• _Directive_
Write out the listing below exactly, and omit any images you find in it.

• _Data excerpt_

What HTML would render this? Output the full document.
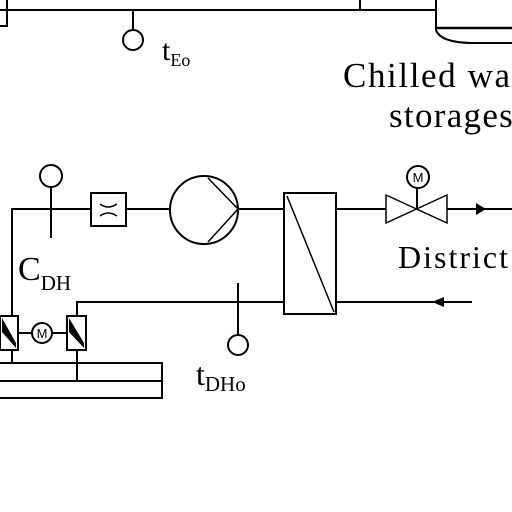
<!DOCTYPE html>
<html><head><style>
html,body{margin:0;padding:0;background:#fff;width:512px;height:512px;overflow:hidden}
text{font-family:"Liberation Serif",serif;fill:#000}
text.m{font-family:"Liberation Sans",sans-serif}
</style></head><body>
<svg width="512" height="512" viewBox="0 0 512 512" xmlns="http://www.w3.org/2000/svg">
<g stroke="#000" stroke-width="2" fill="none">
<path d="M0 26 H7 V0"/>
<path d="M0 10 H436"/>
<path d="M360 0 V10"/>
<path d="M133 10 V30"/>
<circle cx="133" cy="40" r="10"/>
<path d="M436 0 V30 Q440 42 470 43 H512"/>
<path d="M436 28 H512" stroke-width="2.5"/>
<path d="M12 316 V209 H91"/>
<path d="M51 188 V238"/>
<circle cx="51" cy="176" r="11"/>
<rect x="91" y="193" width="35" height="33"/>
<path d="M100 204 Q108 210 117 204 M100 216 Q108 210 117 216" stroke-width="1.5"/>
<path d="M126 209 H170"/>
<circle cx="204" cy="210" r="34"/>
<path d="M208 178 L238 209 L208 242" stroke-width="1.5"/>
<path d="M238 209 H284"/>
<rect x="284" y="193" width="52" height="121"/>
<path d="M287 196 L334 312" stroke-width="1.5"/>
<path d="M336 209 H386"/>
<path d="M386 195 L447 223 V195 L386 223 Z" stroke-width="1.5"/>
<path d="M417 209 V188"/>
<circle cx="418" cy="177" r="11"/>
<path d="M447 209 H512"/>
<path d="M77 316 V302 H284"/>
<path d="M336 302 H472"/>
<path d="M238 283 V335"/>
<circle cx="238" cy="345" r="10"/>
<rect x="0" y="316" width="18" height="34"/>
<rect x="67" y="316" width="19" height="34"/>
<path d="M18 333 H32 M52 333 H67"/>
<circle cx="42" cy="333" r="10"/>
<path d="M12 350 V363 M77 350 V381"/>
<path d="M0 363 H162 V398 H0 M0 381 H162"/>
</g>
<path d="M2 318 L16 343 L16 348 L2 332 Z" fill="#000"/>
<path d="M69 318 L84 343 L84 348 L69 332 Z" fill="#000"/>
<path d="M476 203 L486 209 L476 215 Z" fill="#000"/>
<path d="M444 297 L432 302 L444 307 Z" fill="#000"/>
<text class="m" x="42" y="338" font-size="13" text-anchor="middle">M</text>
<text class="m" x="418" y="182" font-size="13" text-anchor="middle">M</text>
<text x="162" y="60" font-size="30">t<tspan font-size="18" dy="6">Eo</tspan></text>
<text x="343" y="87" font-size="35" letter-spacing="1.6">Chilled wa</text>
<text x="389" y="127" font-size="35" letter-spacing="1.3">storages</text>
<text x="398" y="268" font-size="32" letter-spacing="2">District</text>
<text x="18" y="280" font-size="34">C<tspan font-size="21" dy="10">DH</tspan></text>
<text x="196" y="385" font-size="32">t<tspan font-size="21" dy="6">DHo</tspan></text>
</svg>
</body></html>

• _Written reply_
What HTML would render this? Output the full document.
<!DOCTYPE html>
<html><head><style>
html,body{margin:0;padding:0;background:#fff;width:512px;height:512px;overflow:hidden}
text{font-family:"Liberation Serif",serif;fill:#000}
text.m{font-family:"Liberation Sans",sans-serif}
</style></head><body>
<svg width="512" height="512" viewBox="0 0 512 512" xmlns="http://www.w3.org/2000/svg">
<g stroke="#000" stroke-width="2" fill="none">
<path d="M0 26 H7 V0"/>
<path d="M0 10 H436"/>
<path d="M360 0 V10"/>
<path d="M133 10 V30"/>
<circle cx="133" cy="40" r="10"/>
<path d="M436 0 V30 Q440 42 470 43 H512"/>
<path d="M436 28 H512" stroke-width="2.5"/>
<path d="M12 316 V209 H91"/>
<path d="M51 188 V238"/>
<circle cx="51" cy="176" r="11"/>
<rect x="91" y="193" width="35" height="33"/>
<path d="M100 204 Q108 210 117 204 M100 216 Q108 210 117 216" stroke-width="1.5"/>
<path d="M126 209 H170"/>
<circle cx="204" cy="210" r="34"/>
<path d="M208 178 L238 209 L208 242" stroke-width="1.5"/>
<path d="M238 209 H284"/>
<rect x="284" y="193" width="52" height="121"/>
<path d="M287 196 L334 312" stroke-width="1.5"/>
<path d="M336 209 H386"/>
<path d="M386 195 L447 223 V195 L386 223 Z" stroke-width="1.5"/>
<path d="M417 209 V188"/>
<circle cx="418" cy="177" r="11"/>
<path d="M447 209 H512"/>
<path d="M77 316 V302 H284"/>
<path d="M336 302 H472"/>
<path d="M238 283 V335"/>
<circle cx="238" cy="345" r="10"/>
<rect x="0" y="316" width="18" height="34"/>
<rect x="67" y="316" width="19" height="34"/>
<path d="M18 333 H32 M52 333 H67"/>
<circle cx="42" cy="333" r="10"/>
<path d="M12 350 V363 M77 350 V381"/>
<path d="M0 363 H162 V398 H0 M0 381 H162"/>
</g>
<path d="M2 318 L16 343 L16 348 L2 332 Z" fill="#000"/>
<path d="M69 318 L84 343 L84 348 L69 332 Z" fill="#000"/>
<path d="M476 203 L486 209 L476 215 Z" fill="#000"/>
<path d="M444 297 L432 302 L444 307 Z" fill="#000"/>
<text class="m" x="42" y="338" font-size="13" text-anchor="middle">M</text>
<text class="m" x="418" y="182" font-size="13" text-anchor="middle">M</text>
<text x="162" y="60" font-size="30">t<tspan font-size="18" dy="6">Eo</tspan></text>
<text x="343" y="87" font-size="35" letter-spacing="1.6">Chilled wa</text>
<text x="389" y="127" font-size="35" letter-spacing="1.3">storages</text>
<text x="398" y="268" font-size="32" letter-spacing="2">District</text>
<text x="18" y="280" font-size="34">C<tspan font-size="21" dy="10">DH</tspan></text>
<text x="196" y="385" font-size="32">t<tspan font-size="21" dy="6">DHo</tspan></text>
</svg>
</body></html>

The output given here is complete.